What this means is that the traditional way of planning for retirement will change radically. No longer will we follow the path of going to school, getting a job, working for a number of years, and retiring. Instead, we might go to school, get a job, take a few years off, go back to school, get another job (in a different profession) and then finally retire or work part time.
To some extent, this is already happening. More and more Americans are foregoing retirement to find a new job at 65. This is partly driven out of need for income to supplement social security but also because people who live longer don’t want to spend years and years sitting on the front porch.
Clearly, this new perspective calls for a different kind of planning. A big part of that planning involves understanding how the workplace will change in the near future. According to the Gartner Group consultancy, 20 years from now about 50 percent of all existing jobs will be done by robots instead of humans. Artificial intelligence and robots are not just challenging blue-collar jobs; they are starting to take over white-collar professions as well. Complex skillsets like those of anesthesiologists and accountants will soon be replaced by robots, simply through ongoing advances in technology.
What this means, is that people will work new and different kinds of jobs with different skillsets. In order to accomplish this, those individuals will be headed back to school to prepare for these new jobs.
In fact, life-long learning could eventually replace the school-job cycle. Older adults are heading back to school, often part time or in the evenings and their rate of enrollment is rising faster than students of typical college age. In 2014, older students accounted for about 30 percent of all college and graduate students, according to the National Center for Education Statistics. This figure is expected to rise sharply by 2020 as more than 10 million older students head for the classrooms. A large number of these students are trying to acquire the skills necessary to land a new job.

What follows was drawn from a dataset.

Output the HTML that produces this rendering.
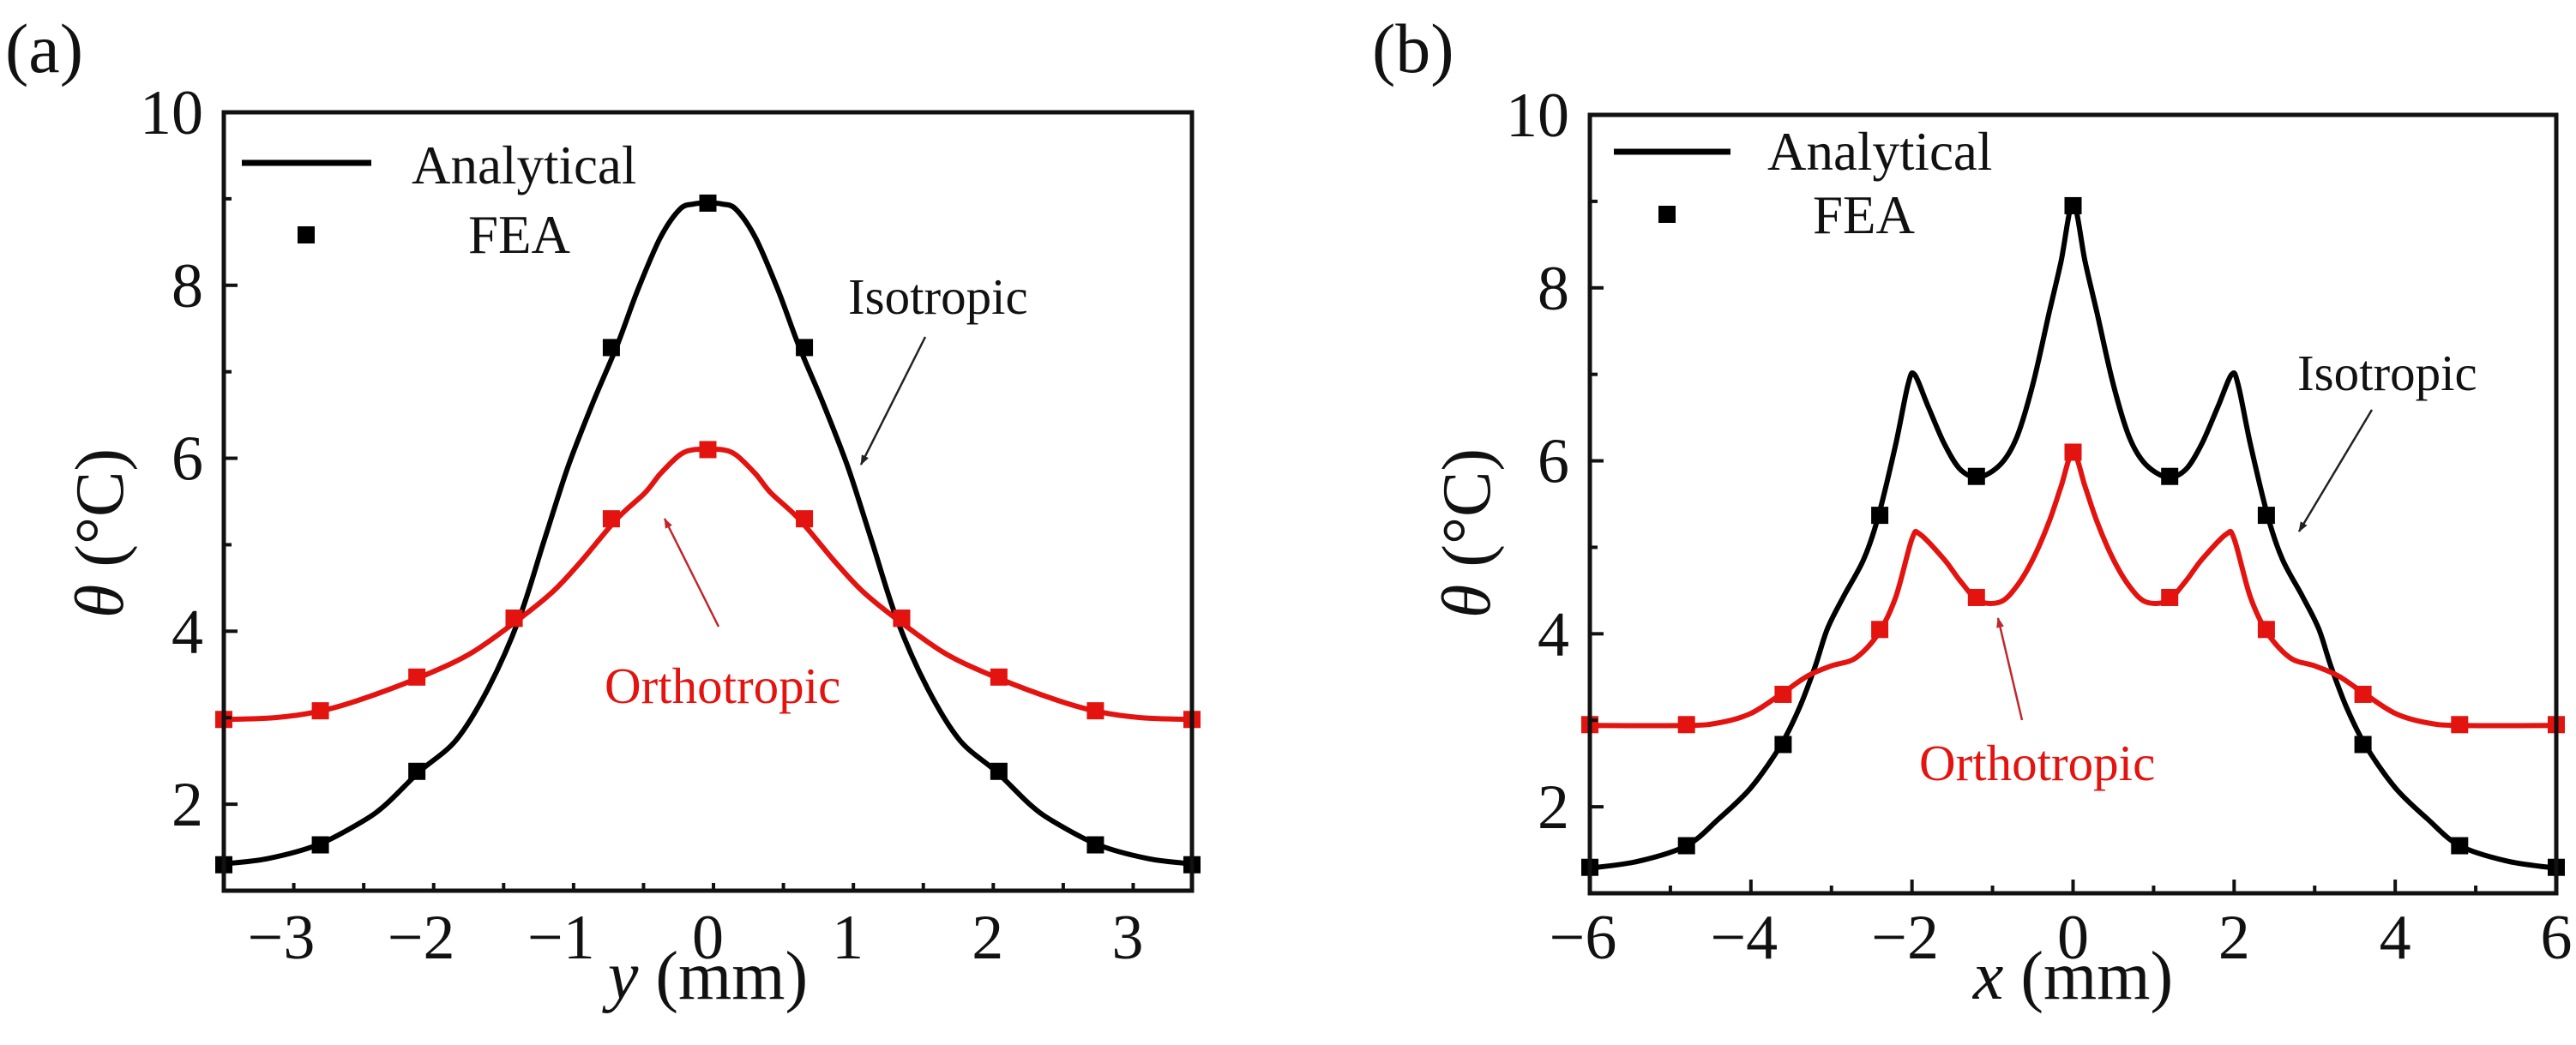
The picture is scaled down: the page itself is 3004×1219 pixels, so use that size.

Obviously as people continue to work after retirement age and well into their 90s, their retirement income strategy and savings goals will have to be very different. People may no longer need to accumulate vast retirement savings to remain comfortable in old age. Few, as it is, can even save enough to fund a retirement that needs to last 35+ years. This new career will be combined with a more flexible working schedule, enabling you to phase gradually into full retirement.
The phased approach will permit older workers to set goals for saving and investing, bearing in mind that they will have far more time to do this than before. All of this means that retirement planning will be even more complex as all these new scenarios become a part of life. Planning as early as possible with a skilled financial advisor is the best way to help you take all this into account as you plan for the future.